▶ WRITTEN REQUEST
Exactly as they appear, output all of the entries.

[Stored dataset items]
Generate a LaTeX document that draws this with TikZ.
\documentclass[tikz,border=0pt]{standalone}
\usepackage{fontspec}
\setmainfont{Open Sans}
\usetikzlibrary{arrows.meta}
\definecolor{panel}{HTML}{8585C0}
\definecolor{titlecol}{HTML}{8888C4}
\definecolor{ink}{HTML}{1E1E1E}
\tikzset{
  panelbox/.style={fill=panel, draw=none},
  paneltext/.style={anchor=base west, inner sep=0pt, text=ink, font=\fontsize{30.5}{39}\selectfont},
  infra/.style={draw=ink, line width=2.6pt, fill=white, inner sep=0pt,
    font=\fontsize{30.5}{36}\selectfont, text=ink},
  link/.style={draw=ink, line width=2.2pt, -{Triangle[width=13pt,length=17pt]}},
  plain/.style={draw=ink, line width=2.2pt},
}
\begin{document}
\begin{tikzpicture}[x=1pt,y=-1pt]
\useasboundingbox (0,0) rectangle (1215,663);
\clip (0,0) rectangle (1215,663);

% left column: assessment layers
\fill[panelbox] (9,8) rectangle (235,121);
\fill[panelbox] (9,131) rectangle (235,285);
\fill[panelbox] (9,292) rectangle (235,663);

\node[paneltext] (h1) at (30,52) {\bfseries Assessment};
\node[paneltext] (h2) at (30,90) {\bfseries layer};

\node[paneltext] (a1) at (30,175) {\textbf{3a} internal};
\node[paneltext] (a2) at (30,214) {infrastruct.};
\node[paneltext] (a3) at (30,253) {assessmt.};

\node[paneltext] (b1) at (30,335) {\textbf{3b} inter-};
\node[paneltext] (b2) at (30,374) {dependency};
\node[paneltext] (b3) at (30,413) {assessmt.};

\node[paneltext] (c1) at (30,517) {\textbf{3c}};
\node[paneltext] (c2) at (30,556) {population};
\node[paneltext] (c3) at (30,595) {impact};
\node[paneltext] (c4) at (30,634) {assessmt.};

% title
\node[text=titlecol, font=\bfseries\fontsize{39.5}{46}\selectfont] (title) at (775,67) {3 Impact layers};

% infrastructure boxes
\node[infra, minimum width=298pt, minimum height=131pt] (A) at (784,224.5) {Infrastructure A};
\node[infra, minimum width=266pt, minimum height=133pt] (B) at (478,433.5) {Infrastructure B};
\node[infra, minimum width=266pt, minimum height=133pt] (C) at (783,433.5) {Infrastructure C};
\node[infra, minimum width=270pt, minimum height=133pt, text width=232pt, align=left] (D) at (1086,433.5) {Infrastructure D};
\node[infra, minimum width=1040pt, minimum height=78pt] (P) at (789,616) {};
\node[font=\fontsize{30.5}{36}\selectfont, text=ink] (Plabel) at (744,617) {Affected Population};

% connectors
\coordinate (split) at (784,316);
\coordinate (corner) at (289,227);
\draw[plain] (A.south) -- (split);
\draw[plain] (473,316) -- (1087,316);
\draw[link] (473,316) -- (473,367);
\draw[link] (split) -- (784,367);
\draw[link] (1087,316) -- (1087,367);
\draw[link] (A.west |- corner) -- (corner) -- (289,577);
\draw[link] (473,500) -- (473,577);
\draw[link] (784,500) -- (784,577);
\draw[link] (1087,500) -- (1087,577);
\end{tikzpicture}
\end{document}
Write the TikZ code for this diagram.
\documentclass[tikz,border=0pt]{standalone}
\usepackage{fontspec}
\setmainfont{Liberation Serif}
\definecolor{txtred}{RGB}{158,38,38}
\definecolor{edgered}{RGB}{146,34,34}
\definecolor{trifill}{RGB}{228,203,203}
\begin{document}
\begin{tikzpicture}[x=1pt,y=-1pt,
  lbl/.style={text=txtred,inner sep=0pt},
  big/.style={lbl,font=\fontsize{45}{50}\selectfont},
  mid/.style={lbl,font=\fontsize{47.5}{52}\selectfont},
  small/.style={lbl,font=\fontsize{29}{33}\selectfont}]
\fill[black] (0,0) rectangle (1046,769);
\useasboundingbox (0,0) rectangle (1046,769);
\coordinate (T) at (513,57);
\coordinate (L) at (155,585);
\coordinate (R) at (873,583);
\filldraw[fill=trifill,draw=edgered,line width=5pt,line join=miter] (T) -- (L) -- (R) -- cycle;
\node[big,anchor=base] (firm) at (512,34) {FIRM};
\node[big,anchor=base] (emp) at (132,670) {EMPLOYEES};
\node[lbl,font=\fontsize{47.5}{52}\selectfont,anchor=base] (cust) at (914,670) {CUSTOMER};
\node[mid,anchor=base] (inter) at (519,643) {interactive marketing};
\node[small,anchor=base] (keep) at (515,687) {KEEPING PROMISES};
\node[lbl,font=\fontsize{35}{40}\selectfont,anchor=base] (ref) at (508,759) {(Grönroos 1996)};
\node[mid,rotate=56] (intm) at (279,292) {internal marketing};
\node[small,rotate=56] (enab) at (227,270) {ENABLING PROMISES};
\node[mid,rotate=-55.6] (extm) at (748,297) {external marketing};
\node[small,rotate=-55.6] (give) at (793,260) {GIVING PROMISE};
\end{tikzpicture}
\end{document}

▶ RESULT OF THIS TASK
Generate a LaTeX document that draws this with TikZ.
\documentclass[tikz,border=0pt]{standalone}
\usepackage{fontspec}
\setmainfont{Open Sans}
\usetikzlibrary{arrows.meta}
\definecolor{panel}{HTML}{8585C0}
\definecolor{titlecol}{HTML}{8888C4}
\definecolor{ink}{HTML}{1E1E1E}
\tikzset{
  panelbox/.style={fill=panel, draw=none},
  paneltext/.style={anchor=base west, inner sep=0pt, text=ink, font=\fontsize{30.5}{39}\selectfont},
  infra/.style={draw=ink, line width=2.6pt, fill=white, inner sep=0pt,
    font=\fontsize{30.5}{36}\selectfont, text=ink},
  link/.style={draw=ink, line width=2.2pt, -{Triangle[width=13pt,length=17pt]}},
  plain/.style={draw=ink, line width=2.2pt},
}
\begin{document}
\begin{tikzpicture}[x=1pt,y=-1pt]
\useasboundingbox (0,0) rectangle (1215,663);
\clip (0,0) rectangle (1215,663);

% left column: assessment layers
\fill[panelbox] (9,8) rectangle (235,121);
\fill[panelbox] (9,131) rectangle (235,285);
\fill[panelbox] (9,292) rectangle (235,663);

\node[paneltext] (h1) at (30,52) {\bfseries Assessment};
\node[paneltext] (h2) at (30,90) {\bfseries layer};

\node[paneltext] (a1) at (30,175) {\textbf{3a} internal};
\node[paneltext] (a2) at (30,214) {infrastruct.};
\node[paneltext] (a3) at (30,253) {assessmt.};

\node[paneltext] (b1) at (30,335) {\textbf{3b} inter-};
\node[paneltext] (b2) at (30,374) {dependency};
\node[paneltext] (b3) at (30,413) {assessmt.};

\node[paneltext] (c1) at (30,517) {\textbf{3c}};
\node[paneltext] (c2) at (30,556) {population};
\node[paneltext] (c3) at (30,595) {impact};
\node[paneltext] (c4) at (30,634) {assessmt.};

% title
\node[text=titlecol, font=\bfseries\fontsize{39.5}{46}\selectfont] (title) at (775,67) {3 Impact layers};

% infrastructure boxes
\node[infra, minimum width=298pt, minimum height=131pt] (A) at (784,224.5) {Infrastructure A};
\node[infra, minimum width=266pt, minimum height=133pt] (B) at (478,433.5) {Infrastructure B};
\node[infra, minimum width=266pt, minimum height=133pt] (C) at (783,433.5) {Infrastructure C};
\node[infra, minimum width=270pt, minimum height=133pt, text width=232pt, align=left] (D) at (1086,433.5) {Infrastructure D};
\node[infra, minimum width=1040pt, minimum height=78pt] (P) at (789,616) {};
\node[font=\fontsize{30.5}{36}\selectfont, text=ink] (Plabel) at (744,617) {Affected Population};

% connectors
\coordinate (split) at (784,316);
\coordinate (corner) at (289,227);
\draw[plain] (A.south) -- (split);
\draw[plain] (473,316) -- (1087,316);
\draw[link] (473,316) -- (473,367);
\draw[link] (split) -- (784,367);
\draw[link] (1087,316) -- (1087,367);
\draw[link] (A.west |- corner) -- (corner) -- (289,577);
\draw[link] (473,500) -- (473,577);
\draw[link] (784,500) -- (784,577);
\draw[link] (1087,500) -- (1087,577);
\end{tikzpicture}
\end{document}
Write the TikZ code for this diagram.
\documentclass[tikz,border=0pt]{standalone}
\usepackage{fontspec}
\setmainfont{Liberation Serif}
\definecolor{txtred}{RGB}{158,38,38}
\definecolor{edgered}{RGB}{146,34,34}
\definecolor{trifill}{RGB}{228,203,203}
\begin{document}
\begin{tikzpicture}[x=1pt,y=-1pt,
  lbl/.style={text=txtred,inner sep=0pt},
  big/.style={lbl,font=\fontsize{45}{50}\selectfont},
  mid/.style={lbl,font=\fontsize{47.5}{52}\selectfont},
  small/.style={lbl,font=\fontsize{29}{33}\selectfont}]
\fill[black] (0,0) rectangle (1046,769);
\useasboundingbox (0,0) rectangle (1046,769);
\coordinate (T) at (513,57);
\coordinate (L) at (155,585);
\coordinate (R) at (873,583);
\filldraw[fill=trifill,draw=edgered,line width=5pt,line join=miter] (T) -- (L) -- (R) -- cycle;
\node[big,anchor=base] (firm) at (512,34) {FIRM};
\node[big,anchor=base] (emp) at (132,670) {EMPLOYEES};
\node[lbl,font=\fontsize{47.5}{52}\selectfont,anchor=base] (cust) at (914,670) {CUSTOMER};
\node[mid,anchor=base] (inter) at (519,643) {interactive marketing};
\node[small,anchor=base] (keep) at (515,687) {KEEPING PROMISES};
\node[lbl,font=\fontsize{35}{40}\selectfont,anchor=base] (ref) at (508,759) {(Grönroos 1996)};
\node[mid,rotate=56] (intm) at (279,292) {internal marketing};
\node[small,rotate=56] (enab) at (227,270) {ENABLING PROMISES};
\node[mid,rotate=-55.6] (extm) at (748,297) {external marketing};
\node[small,rotate=-55.6] (give) at (793,260) {GIVING PROMISE};
\end{tikzpicture}
\end{document}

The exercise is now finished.